When Edmund complains that it's raining outside, Susan mentions that they have a "wireless" inside to entertain them.
Tear Jerker: Aslan's death on the first read, and even on further readings since the scene is a symbol of Jesus' death and resurrection if you're familiar with the Bible.
It's even worse to watch in the 2005 movie, where we get to see the incredibly sad and scared look in his eyes as he's stabbed. Not to mention also seeing Susan and Lucy hidden away, watching the whole thing while sobbing their eyes out and then trying to clean up the body after.
In the 2005 movie, the girls find Mr. Tumnus's petrified body before they know Aslan can change him back. Poor Lucy's just as upset as you'd think, sobbing against Susan.
What an Idiot: In the 2005 film, Susan starts arguing with Peter over whether or not the huge, menacing wolf at the head of the Witch's Secret Police is really their enemy, even agreeing with Maugrim that Peter should drop the sword (that he was given by Father Christmas, of all people).

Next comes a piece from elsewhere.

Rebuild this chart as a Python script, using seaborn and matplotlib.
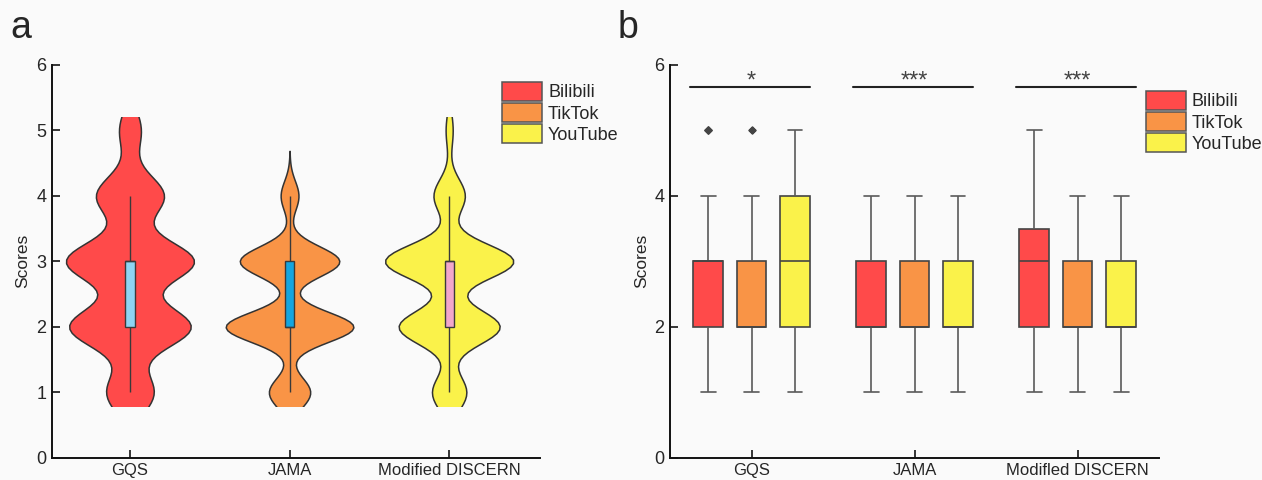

Bonus points for taking this patently ridiculous stance while they're trying to cross a river that's melting under their feet.
Mr. Tumnus, particularly in the movie, where there's an added scene of him meeting Edmund in prison and, despite obviously having been hurt during his stay, is more concerned about Lucy's wellbeing than his own. Not to mention that his petrified body looks like he was either terrified or in a lot of pain, before being frozen.
Jerkass Woobie: Edmund, while the White Witch's prisoner. It's during this point that he actually redeems himself.